■ Exercise requirements: Find the string "seaborn" in the records. Copy every line it appears in.
═════ Input records
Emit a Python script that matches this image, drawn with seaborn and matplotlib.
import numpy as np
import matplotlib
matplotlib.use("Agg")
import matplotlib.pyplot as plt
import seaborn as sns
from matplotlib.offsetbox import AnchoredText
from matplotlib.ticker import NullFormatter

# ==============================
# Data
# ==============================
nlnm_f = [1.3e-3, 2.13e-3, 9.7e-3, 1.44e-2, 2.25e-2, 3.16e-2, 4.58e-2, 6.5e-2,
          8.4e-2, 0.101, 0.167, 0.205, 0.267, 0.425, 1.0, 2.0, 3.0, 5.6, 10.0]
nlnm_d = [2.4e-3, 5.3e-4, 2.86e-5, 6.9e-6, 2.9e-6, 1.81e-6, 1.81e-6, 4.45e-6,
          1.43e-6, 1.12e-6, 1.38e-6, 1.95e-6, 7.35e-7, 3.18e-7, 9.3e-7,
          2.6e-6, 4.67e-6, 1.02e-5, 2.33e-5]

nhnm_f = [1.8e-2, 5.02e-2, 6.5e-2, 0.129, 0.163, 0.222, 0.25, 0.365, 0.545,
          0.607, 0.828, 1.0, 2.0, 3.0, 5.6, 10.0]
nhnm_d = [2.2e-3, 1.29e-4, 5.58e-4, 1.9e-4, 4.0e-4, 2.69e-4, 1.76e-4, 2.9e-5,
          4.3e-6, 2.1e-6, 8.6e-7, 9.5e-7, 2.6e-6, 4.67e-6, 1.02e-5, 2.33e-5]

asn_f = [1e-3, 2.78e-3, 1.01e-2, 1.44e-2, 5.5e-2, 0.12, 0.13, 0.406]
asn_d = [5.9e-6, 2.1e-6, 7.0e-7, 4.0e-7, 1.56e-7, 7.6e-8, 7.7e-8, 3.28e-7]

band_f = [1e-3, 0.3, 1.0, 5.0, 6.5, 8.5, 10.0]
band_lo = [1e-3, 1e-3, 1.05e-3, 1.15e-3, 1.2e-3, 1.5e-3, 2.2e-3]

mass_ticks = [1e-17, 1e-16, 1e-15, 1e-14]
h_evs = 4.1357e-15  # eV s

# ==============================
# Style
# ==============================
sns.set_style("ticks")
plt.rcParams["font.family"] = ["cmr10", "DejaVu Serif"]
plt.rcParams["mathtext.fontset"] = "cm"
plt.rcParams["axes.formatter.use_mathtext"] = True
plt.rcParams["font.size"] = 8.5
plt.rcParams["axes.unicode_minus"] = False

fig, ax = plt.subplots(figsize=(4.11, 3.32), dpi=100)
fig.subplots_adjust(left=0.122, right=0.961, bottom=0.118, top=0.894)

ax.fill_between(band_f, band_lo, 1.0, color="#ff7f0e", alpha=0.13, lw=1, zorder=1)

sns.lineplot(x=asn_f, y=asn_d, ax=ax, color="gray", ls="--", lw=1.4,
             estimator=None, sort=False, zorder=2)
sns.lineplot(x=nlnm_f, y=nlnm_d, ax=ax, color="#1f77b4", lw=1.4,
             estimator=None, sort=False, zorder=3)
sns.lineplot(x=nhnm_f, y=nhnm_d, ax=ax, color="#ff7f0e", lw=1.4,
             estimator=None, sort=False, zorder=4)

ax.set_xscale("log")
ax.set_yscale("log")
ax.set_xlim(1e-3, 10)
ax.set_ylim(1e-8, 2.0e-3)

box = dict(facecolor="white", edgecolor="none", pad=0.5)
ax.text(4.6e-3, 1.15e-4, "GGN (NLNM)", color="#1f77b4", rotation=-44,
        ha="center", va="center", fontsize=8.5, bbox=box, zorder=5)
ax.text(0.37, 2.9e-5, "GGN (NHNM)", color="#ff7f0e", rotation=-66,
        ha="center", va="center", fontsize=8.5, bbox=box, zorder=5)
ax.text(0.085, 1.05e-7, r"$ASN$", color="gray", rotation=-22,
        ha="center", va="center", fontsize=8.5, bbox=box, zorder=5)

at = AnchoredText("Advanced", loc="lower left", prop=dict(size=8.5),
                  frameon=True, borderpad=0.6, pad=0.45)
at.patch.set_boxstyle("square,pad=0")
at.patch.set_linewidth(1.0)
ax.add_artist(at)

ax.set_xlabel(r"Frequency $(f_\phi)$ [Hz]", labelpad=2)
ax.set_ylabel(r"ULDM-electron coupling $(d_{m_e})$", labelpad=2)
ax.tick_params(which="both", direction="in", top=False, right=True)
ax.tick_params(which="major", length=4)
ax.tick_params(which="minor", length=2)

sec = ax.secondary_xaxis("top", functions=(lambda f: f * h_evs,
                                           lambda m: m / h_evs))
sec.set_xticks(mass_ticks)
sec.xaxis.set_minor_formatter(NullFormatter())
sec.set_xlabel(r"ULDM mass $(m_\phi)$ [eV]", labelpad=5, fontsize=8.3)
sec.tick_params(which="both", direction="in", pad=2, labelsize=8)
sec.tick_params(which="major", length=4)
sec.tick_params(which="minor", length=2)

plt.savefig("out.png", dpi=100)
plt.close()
══════════
═════ Input records
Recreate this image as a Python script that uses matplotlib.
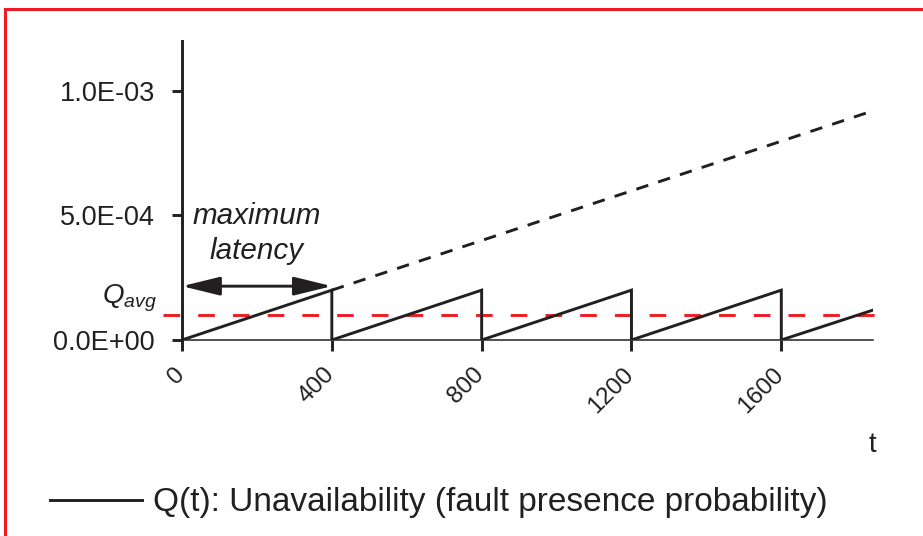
══════════
■ Task solution:
Emit a Python script that matches this image, drawn with seaborn and matplotlib.
import seaborn as sns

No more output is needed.